— start —
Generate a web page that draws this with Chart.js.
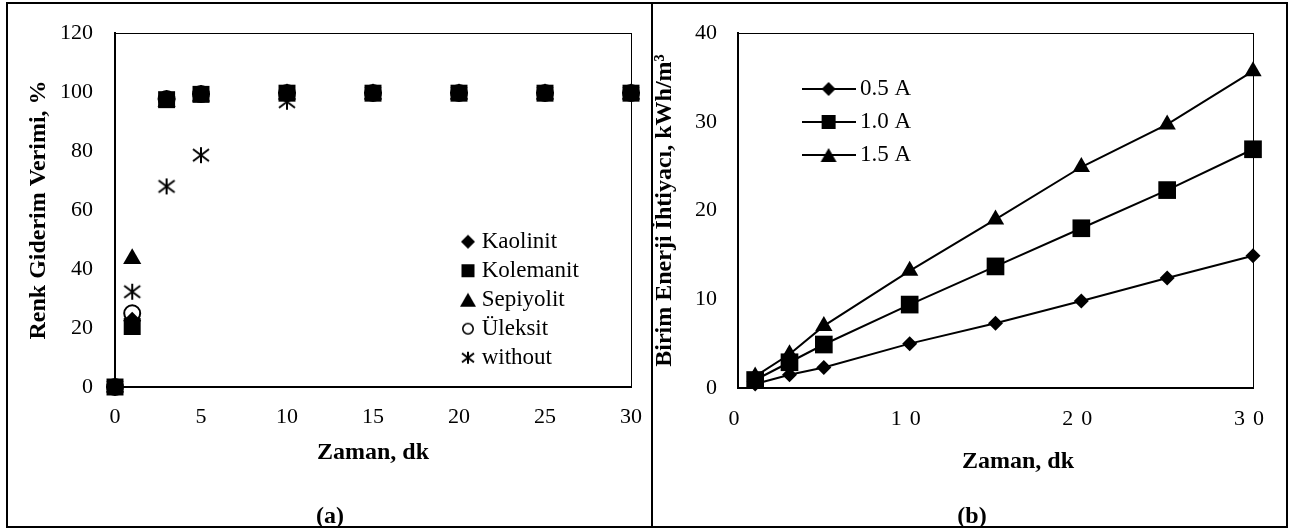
<!DOCTYPE html>
<html>
<head>
<meta charset="utf-8">
<script src="https://cdn.jsdelivr.net/npm/chart.js@4.4.0/dist/chart.umd.min.js"></script>
<style>
  html, body { margin: 0; padding: 0; background: #fff; }
  body { width: 1289px; height: 529px; position: relative; overflow: hidden; font-family: "Liberation Serif", "Times New Roman", serif; }
  #frame { position: absolute; left: 6px; top: 2px; width: 1282px; height: 526px; box-sizing: border-box; border: 2px solid #000; }
  #divider { position: absolute; left: 651px; top: 2px; width: 2px; height: 526px; background: #000; }
  .box { position: absolute; top: 4px; height: 522px; }
  #boxA { left: 8px; width: 643px; }
  #boxB { left: 653px; width: 633px; }
  .lbl { position: absolute; font-weight: bold; font-size: 24px; line-height: 24px; transform: translate(-50%, -50%); white-space: nowrap; color: #000; }
</style>
</head>
<body>
<div id="frame"></div>
<div id="divider"></div>
<div class="box" id="boxA"><canvas id="chartA" width="643" height="522"></canvas></div>
<div class="box" id="boxB"><canvas id="chartB" width="633" height="522"></canvas></div>
<div class="lbl" style="left:330px;top:515px;">(a)</div>
<div class="lbl" style="left:972px;top:515px;">(b)</div>
<div class="lbl" style="left:1018px;top:460px;">Zaman, dk</div>

<script>
/* ================== DATA (a) ================== */
const timeA = [0, 1, 3, 5, 10, 15, 20, 25, 30];
const kaolinit  = [0, 22.5, 97.6, 99.3, 99.8, 99.8, 99.8, 99.8, 99.8];
const kolemanit = [0, 20.5, 97.4, 99.2, 99.6, 99.6, 99.6, 99.6, 99.6];
const sepiyolit = [0, 43.5, 96.8, 98.6, 99.2, 99.2, 99.2, 99.2, 99.2];
const uleksit   = [0, 25, 97.6, 99.3, 99.7, 99.7, 99.7, 99.7, 99.7];
const without   = [0, 32.3, 68, 78.6, 96.7, 99.6, 99.6, 99.6, 99.6];
const xTicksA = [0, 5, 10, 15, 20, 25, 30];
const yTicksA = [0, 20, 40, 60, 80, 100, 120];

/* ================== DATA (b) ================== */
const timeB = [1, 3, 5, 10, 15, 20, 25, 30];
const amp05 = [0.45, 1.5, 2.3, 5.0, 7.3, 9.8, 12.4, 14.9];
const amp10 = [0.9, 2.9, 4.9, 9.4, 13.7, 18.0, 22.3, 26.9];
const amp15 = [1.3, 3.8, 7.0, 13.2, 19.0, 24.9, 29.7, 35.7];
const xTicksB = [0, 10, 20, 30];
const yTicksB = [0, 10, 20, 30, 40];

const SERIF = "'Liberation Serif', 'Times New Roman', serif";

/* ================== MARKER GLYPHS ================== */
function makeGlyph(shape, size, lineLen) {
  const w = Math.max(lineLen || 0, size + 4), h = size + 4;
  const c = document.createElement("canvas");
  c.width = w; c.height = h;
  const g = c.getContext("2d");
  const cx = w / 2, cy = h / 2, r = size / 2;
  g.fillStyle = "#000";
  g.strokeStyle = "#000";
  if (lineLen) {
    g.lineWidth = 2;
    g.beginPath(); g.moveTo(0, cy); g.lineTo(w, cy); g.stroke();
  }
  g.beginPath();
  if (shape === "diamond") {
    g.moveTo(cx, cy - r); g.lineTo(cx + r, cy); g.lineTo(cx, cy + r); g.lineTo(cx - r, cy);
    g.closePath(); g.fill();
  } else if (shape === "square") {
    g.fillRect(cx - r, cy - r, size, size);
  } else if (shape === "triangle") {
    const th = size * 0.87;
    g.moveTo(cx, cy - th / 2); g.lineTo(cx + r, cy + th / 2); g.lineTo(cx - r, cy + th / 2);
    g.closePath(); g.fill();
  } else if (shape === "circle") {
    g.lineWidth = 1.6;
    g.arc(cx, cy, r - 0.8, 0, Math.PI * 2); g.stroke();
  } else if (shape === "asterisk") {
    g.lineWidth = 2;
    g.moveTo(cx, cy - r); g.lineTo(cx, cy + r);
    g.moveTo(cx - r, cy - r * 0.75); g.lineTo(cx + r, cy + r * 0.75);
    g.moveTo(cx + r, cy - r * 0.75); g.lineTo(cx - r, cy + r * 0.75);
    g.stroke();
  }
  return c;
}

const asteriskPoint = makeGlyph("asterisk", 16);
const legendGlyphsA = [
  makeGlyph("diamond", 14), makeGlyph("square", 13), makeGlyph("triangle", 16),
  makeGlyph("circle", 12), makeGlyph("asterisk", 12)
];
const legendGlyphsB = [
  makeGlyph("diamond", 14, 54), makeGlyph("square", 14, 54), makeGlyph("triangle", 16, 54)
];

/* ================== PLUGINS ================== */
const plotBorder = {
  id: "plotBorder",
  beforeDatasetsDraw(chart) {
    const { ctx, chartArea: a } = chart;
    ctx.save();
    ctx.strokeStyle = "#000";
    ctx.lineWidth = 1;
    ctx.strokeRect(a.left + 0.5, a.top + 0.5, a.width, a.height);
    ctx.restore();
  }
};

const placeLegend = {
  id: "placeLegend",
  afterLayout(chart, args, opts) {
    const lg = chart.legend;
    lg.left = opts.left;
    lg.top = opts.top;
    lg.right = opts.left + lg.width;
    lg.bottom = opts.top + 300;
  }
};

const spacedTicks = {
  id: "spacedTicks",
  beforeDraw(chart) {
    const s = chart.scales.x;
    if (s._spaced) return;
    const draw = s.drawLabels;
    s.drawLabels = function (area) {
      const c = this.ctx;
      c.save();
      c.letterSpacing = "8px";
      draw.call(this, area);
      c.restore();
    };
    s._spaced = true;
  }
};

/* ================== HELPERS ================== */
function points(xs, ys) {
  return xs.map((x, i) => ({ x: x, y: ys[i] }));
}

function legendFrom(glyphs) {
  return chart => chart.data.datasets.map((d, i) => ({
    text: d.label,
    pointStyle: glyphs[i],
    fillStyle: "#000",
    strokeStyle: "#000",
    lineWidth: 0,
    hidden: false,
    datasetIndex: i
  }));
}

function axis(ticks, size, pad, afterFit, title) {
  return {
    type: "linear",
    min: ticks[0],
    max: ticks[ticks.length - 1],
    afterBuildTicks: s => { s.ticks = ticks.map(v => ({ value: v })); },
    afterFit: afterFit,
    grid: { display: false, drawTicks: false },
    border: { display: true, color: "#000", width: 2 },
    ticks: { color: "#000", padding: pad, autoSkip: false, maxRotation: 0, font: { family: SERIF, size: size, lineHeight: 1 } },
    title: title
  };
}

function fixWidth(w) {
  return s => { s.width = w; s.paddingTop = 0; s.paddingBottom = 0; };
}
function fixHeight(h) {
  return s => { s.height = h; s.paddingLeft = 0; s.paddingRight = 0; };
}

function markerSet(label, ys, style, radius, hollow) {
  return {
    label: label,
    data: points(timeA, ys),
    pointStyle: style,
    pointRadius: radius,
    pointHoverRadius: radius,
    backgroundColor: hollow ? "rgba(0,0,0,0)" : "#000",
    borderColor: "#000",
    pointBorderWidth: hollow ? 2 : 0,
    showLine: false,
    clip: false
  };
}

function lineSet(label, ys, style, radius) {
  return {
    label: label,
    data: points(timeB, ys),
    pointStyle: style,
    pointRadius: radius,
    pointHoverRadius: radius,
    backgroundColor: "#000",
    borderColor: "#000",
    borderWidth: 2,
    pointBorderWidth: 0,
    showLine: true,
    clip: false
  };
}

/* ================== CHART (a) ================== */
new Chart(document.getElementById("chartA"), {
  type: "scatter",
  data: {
    datasets: [
      markerSet("Kaolinit", kaolinit, "rectRot", 9),
      markerSet("Kolemanit", kolemanit, "rect", 12),
      markerSet("Sepiyolit", sepiyolit, "triangle", 10.5),
      markerSet("Üleksit", uleksit, "circle", 8, true),
      markerSet("without", without, asteriskPoint, 8)
    ]
  },
  options: {
    responsive: false,
    animation: false,
    layout: { padding: { top: 29, right: 20, left: 0, bottom: 61 } },
    plugins: {
      tooltip: { enabled: false },
      legend: {
        position: "chartArea",
        align: "start",
        labels: {
          usePointStyle: true,
          pointStyleWidth: 4.4,
          padding: 6,
          color: "#000",
          font: { family: SERIF, size: 23 },
          generateLabels: legendFrom(legendGlyphsA)
        }
      },
      placeLegend: { left: 451.8, top: 220.2 }
    },
    scales: {
      x: axis(xTicksA, 22, 19, fixHeight(78), {
        display: true, text: "Zaman, dk", color: "#000", padding: 0,
        font: { family: SERIF, size: 24, weight: "bold", lineHeight: 1 }
      }),
      y: axis(yTicksA, 22, 22, fixWidth(107), {
        display: true, text: "Renk Giderim Verimi, %", color: "#000", padding: { top: 19, bottom: 0 },
        font: { family: SERIF, size: 24, weight: "bold", lineHeight: 1 }
      })
    }
  },
  plugins: [plotBorder, placeLegend]
});

/* ================== CHART (b) ================== */
new Chart(document.getElementById("chartB"), {
  type: "scatter",
  data: {
    datasets: [
      lineSet("0.5 A", amp05, "rectRot", 7.5),
      lineSet("1.0 A", amp10, "rect", 12.5),
      lineSet("1.5 A", amp15, "triangle", 10)
    ]
  },
  options: {
    responsive: false,
    animation: false,
    layout: { padding: { top: 29, right: 33, left: 0, bottom: 58 } },
    plugins: {
      tooltip: { enabled: false },
      legend: {
        position: "chartArea",
        align: "start",
        labels: {
          usePointStyle: true,
          pointStyleWidth: 39.8,
          padding: 10,
          color: "#000",
          font: { family: SERIF, size: 23 },
          generateLabels: legendFrom(legendGlyphsB)
        }
      },
      placeLegend: { left: 145.7, top: 63.5 }
    },
    scales: {
      x: axis(xTicksB, 22, 20, fixHeight(80), { display: false }),
      y: axis(yTicksB, 22, 21, fixWidth(85), {
        display: true, text: "Birim Enerji İhtiyacı, kWh/m³", color: "#000", padding: { top: 0, bottom: 0 },
        font: { family: SERIF, size: 24, weight: "bold", lineHeight: 1 }
      })
    }
  },
  plugins: [plotBorder, placeLegend, spacedTicks]
});
</script>
</body>
</html>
— end —
• **To be done**:
Go through the data and gather every line that holds "this".

• **Worked answer**:
Generate a web page that draws this with Chart.js.
      const c = this.ctx;
      draw.call(this, area);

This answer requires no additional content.